Dataset rows:
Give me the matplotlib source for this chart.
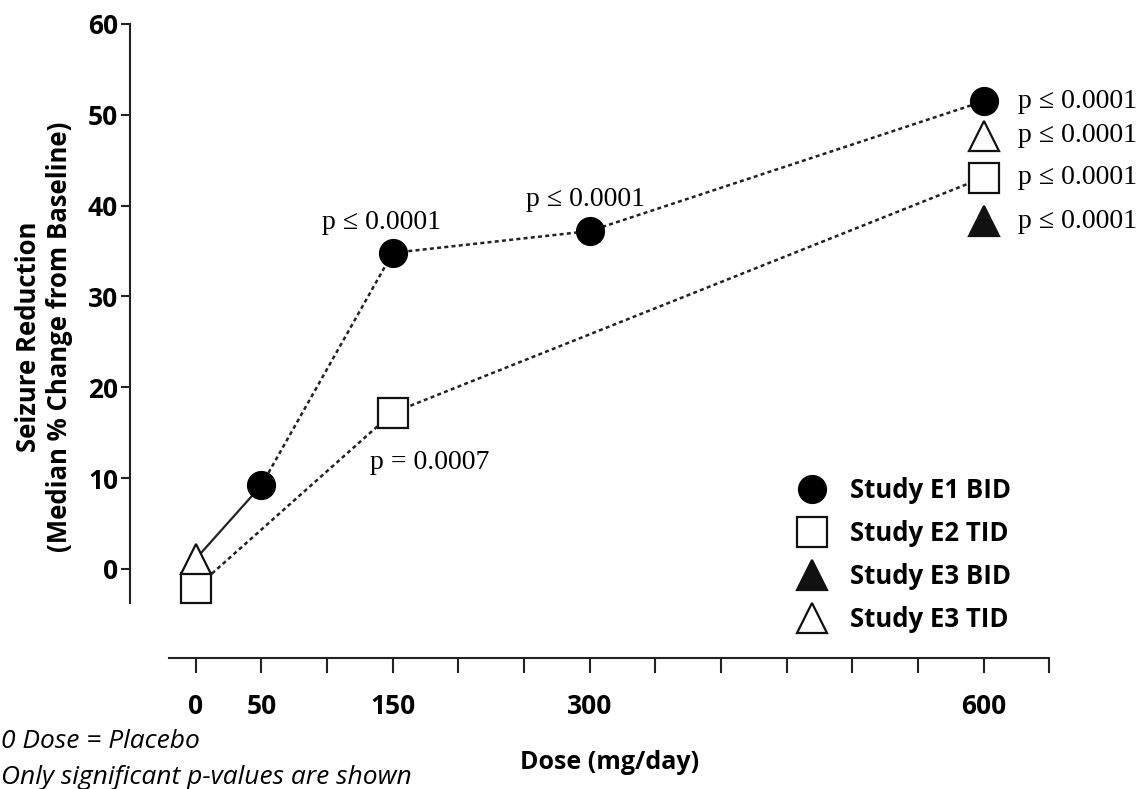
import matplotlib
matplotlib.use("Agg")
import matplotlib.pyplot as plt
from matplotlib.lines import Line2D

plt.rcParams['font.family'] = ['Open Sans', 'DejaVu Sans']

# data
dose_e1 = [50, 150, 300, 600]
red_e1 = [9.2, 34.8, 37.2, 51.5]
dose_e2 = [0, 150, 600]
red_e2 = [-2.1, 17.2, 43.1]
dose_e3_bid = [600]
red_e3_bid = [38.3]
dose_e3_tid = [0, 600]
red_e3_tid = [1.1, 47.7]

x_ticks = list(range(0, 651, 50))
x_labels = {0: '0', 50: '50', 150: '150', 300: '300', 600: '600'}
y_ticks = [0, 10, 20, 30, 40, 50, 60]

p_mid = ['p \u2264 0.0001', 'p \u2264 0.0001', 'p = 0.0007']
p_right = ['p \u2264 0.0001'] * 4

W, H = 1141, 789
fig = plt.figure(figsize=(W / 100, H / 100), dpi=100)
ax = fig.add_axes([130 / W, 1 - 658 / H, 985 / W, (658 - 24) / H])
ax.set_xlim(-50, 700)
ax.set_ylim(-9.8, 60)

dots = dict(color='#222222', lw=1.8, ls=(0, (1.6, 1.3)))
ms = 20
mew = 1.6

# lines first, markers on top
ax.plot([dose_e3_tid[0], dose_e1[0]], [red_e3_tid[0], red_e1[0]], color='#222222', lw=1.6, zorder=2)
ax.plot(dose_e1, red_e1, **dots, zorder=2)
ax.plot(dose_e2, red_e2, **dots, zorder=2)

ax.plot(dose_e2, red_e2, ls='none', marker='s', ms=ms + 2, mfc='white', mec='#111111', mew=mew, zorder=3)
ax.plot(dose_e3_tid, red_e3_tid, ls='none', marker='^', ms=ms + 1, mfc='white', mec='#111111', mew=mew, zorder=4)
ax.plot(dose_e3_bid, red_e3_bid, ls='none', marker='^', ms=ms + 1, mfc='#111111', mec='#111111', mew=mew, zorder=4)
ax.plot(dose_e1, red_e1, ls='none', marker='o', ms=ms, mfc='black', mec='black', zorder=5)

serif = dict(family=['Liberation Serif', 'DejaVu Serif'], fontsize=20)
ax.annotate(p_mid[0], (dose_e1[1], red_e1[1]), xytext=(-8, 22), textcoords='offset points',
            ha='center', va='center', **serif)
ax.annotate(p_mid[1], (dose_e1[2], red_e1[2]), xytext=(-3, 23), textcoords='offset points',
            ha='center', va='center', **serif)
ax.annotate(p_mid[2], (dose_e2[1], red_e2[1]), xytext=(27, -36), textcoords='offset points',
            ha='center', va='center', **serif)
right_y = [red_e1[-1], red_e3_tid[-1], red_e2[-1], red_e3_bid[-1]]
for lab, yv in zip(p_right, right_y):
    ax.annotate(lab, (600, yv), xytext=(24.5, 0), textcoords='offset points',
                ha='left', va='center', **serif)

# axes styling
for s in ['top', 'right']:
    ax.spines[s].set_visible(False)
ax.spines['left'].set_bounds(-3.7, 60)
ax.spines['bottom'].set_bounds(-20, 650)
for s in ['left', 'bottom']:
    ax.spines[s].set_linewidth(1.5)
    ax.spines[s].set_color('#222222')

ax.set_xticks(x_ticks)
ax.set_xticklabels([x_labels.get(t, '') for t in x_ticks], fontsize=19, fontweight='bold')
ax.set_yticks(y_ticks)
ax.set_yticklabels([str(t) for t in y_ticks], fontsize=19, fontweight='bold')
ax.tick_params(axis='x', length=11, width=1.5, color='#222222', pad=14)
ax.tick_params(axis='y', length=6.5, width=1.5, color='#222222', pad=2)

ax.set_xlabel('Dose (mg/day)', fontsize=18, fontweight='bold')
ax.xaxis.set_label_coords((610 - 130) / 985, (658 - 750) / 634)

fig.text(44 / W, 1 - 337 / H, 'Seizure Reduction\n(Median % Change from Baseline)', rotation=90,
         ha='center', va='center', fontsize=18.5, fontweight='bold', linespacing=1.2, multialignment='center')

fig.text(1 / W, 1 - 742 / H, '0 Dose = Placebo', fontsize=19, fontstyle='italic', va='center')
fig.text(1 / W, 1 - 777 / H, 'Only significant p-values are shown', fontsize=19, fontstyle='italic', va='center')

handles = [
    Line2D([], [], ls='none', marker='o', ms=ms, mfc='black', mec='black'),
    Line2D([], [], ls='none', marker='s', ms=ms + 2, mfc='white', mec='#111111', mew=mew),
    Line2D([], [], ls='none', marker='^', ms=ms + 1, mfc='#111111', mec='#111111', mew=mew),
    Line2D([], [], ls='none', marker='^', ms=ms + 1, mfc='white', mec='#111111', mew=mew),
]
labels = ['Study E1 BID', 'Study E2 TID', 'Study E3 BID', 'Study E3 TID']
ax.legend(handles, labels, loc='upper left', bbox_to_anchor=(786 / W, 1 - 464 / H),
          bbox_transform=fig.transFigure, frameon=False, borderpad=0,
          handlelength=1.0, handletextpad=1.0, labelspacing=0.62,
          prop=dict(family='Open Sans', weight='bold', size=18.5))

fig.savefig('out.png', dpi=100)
==
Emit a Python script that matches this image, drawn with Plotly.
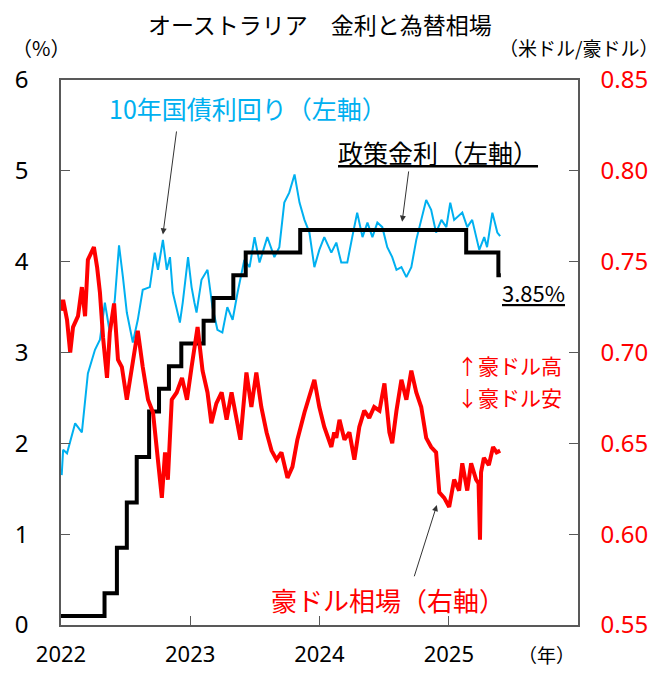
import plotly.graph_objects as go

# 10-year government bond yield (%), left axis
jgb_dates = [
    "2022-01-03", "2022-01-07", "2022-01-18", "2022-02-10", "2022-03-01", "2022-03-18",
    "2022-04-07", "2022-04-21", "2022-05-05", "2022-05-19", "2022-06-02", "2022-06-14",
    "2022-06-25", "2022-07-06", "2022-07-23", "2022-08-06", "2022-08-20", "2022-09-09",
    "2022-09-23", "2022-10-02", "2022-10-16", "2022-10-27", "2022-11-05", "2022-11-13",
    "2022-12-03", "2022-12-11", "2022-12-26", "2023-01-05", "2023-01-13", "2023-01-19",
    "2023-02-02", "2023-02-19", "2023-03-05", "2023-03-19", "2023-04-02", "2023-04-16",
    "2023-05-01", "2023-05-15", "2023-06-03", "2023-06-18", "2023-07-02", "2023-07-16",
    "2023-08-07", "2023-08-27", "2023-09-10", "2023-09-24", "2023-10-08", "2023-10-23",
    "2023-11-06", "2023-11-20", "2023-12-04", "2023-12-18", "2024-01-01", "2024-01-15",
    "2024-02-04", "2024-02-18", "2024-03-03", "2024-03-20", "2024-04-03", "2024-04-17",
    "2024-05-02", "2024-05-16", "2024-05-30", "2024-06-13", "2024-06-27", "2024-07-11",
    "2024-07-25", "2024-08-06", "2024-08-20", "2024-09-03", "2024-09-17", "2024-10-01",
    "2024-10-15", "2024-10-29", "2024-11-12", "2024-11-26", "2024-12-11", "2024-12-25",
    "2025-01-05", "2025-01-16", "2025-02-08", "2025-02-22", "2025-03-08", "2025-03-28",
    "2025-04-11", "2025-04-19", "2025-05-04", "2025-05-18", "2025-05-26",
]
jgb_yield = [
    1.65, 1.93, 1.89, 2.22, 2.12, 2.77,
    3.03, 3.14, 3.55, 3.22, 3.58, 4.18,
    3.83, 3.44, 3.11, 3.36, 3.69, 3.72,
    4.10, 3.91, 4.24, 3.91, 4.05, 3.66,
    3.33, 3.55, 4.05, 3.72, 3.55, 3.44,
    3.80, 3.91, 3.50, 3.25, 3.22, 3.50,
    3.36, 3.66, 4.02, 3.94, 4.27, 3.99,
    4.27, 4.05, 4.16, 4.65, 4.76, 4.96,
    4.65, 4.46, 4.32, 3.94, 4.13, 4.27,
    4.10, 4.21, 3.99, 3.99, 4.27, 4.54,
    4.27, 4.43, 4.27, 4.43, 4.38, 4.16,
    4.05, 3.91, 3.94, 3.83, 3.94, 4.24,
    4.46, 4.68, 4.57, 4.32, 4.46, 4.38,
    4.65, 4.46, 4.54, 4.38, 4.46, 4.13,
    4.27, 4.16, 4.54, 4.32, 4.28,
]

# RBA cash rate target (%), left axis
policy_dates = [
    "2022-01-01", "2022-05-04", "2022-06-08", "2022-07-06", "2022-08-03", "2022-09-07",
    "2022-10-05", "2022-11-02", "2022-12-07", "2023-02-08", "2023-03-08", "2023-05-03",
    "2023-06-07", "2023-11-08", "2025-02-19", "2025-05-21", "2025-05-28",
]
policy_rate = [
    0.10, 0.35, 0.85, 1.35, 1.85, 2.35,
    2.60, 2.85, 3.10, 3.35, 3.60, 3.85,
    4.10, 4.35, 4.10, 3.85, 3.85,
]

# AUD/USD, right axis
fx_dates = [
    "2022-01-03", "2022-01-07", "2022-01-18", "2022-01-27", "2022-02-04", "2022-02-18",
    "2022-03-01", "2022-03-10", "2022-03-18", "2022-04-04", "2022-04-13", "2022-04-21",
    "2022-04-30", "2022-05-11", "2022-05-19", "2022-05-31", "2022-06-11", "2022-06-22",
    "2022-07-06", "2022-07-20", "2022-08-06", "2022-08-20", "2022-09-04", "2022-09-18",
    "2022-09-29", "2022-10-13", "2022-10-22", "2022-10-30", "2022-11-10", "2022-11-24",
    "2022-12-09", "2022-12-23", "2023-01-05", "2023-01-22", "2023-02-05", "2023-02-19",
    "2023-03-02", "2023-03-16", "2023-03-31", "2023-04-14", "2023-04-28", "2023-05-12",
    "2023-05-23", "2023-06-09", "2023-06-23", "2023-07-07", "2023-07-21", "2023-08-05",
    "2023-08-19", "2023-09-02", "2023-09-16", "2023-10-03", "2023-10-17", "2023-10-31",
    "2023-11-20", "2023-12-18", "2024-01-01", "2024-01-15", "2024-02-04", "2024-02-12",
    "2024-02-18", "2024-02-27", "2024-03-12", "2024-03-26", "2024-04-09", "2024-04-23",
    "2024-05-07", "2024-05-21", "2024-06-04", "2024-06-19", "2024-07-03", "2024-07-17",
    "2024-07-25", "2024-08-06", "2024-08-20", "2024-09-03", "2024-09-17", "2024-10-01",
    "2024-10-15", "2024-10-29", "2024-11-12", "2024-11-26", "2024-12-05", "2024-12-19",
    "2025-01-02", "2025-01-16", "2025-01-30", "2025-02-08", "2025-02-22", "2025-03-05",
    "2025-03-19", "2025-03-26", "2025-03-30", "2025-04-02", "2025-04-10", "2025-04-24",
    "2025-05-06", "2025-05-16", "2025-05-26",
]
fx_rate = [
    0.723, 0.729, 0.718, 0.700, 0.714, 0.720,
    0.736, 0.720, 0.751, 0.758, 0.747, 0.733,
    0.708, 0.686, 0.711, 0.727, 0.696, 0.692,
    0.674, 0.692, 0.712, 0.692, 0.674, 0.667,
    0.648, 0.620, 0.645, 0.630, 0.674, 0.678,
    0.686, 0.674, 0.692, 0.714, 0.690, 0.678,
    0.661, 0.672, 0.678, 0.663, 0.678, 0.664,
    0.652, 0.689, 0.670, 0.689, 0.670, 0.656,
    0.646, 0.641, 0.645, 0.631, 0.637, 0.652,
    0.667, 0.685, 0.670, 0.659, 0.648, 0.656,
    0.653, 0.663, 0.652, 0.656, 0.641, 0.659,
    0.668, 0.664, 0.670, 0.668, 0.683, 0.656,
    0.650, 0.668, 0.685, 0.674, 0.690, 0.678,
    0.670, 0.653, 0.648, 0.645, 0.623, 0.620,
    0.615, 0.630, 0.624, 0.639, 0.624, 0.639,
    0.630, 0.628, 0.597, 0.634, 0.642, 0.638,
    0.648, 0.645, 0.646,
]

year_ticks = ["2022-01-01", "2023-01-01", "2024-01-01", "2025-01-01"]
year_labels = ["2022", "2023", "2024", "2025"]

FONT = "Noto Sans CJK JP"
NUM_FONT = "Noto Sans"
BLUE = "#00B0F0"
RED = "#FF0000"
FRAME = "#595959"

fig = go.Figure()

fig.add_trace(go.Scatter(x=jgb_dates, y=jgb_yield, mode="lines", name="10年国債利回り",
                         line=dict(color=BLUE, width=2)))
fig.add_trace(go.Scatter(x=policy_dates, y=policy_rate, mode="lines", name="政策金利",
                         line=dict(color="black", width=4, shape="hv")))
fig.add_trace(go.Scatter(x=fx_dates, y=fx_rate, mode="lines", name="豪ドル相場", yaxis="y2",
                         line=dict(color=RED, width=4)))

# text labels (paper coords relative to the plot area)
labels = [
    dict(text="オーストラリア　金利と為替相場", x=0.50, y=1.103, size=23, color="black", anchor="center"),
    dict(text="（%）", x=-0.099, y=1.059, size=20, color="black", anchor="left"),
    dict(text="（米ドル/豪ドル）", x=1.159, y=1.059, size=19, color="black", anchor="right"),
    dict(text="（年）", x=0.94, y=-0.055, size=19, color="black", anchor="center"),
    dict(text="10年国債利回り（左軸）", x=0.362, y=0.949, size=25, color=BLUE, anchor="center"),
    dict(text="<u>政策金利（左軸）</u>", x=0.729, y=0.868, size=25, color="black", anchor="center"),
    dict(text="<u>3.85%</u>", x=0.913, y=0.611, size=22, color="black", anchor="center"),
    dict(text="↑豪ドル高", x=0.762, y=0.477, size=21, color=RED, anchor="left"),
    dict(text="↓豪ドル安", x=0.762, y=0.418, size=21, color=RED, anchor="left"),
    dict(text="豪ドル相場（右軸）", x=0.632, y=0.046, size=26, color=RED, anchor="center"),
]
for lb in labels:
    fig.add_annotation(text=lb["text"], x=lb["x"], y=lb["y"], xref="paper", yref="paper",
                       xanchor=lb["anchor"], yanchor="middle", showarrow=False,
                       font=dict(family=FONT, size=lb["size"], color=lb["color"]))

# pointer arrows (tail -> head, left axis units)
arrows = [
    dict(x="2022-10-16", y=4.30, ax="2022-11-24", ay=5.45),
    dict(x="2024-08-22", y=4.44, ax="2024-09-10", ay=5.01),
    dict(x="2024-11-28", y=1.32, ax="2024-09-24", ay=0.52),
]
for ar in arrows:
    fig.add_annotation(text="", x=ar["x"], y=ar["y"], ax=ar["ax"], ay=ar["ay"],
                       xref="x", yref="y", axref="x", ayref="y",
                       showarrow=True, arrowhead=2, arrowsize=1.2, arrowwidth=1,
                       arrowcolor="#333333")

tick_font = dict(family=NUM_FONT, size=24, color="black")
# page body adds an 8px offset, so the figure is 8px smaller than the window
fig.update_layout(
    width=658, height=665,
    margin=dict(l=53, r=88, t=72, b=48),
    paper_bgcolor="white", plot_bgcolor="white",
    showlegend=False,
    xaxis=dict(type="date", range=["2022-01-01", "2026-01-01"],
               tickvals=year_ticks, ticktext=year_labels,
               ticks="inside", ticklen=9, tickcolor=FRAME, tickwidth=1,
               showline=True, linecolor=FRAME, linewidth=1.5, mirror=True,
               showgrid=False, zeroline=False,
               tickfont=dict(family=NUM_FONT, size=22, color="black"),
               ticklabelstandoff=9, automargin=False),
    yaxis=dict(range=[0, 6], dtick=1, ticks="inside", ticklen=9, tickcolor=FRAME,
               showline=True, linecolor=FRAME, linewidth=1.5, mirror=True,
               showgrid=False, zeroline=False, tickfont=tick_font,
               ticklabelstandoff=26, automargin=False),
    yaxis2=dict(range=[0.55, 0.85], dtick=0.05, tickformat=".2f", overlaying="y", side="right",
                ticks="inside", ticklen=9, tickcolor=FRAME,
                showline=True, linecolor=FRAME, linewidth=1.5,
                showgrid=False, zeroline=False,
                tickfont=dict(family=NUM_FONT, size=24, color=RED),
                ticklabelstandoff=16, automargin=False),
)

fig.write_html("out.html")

Exercise: Find the word "this" in the data and show each line that holds it.

Response:
Give me the matplotlib source for this chart.
Emit a Python script that matches this image, drawn with Plotly.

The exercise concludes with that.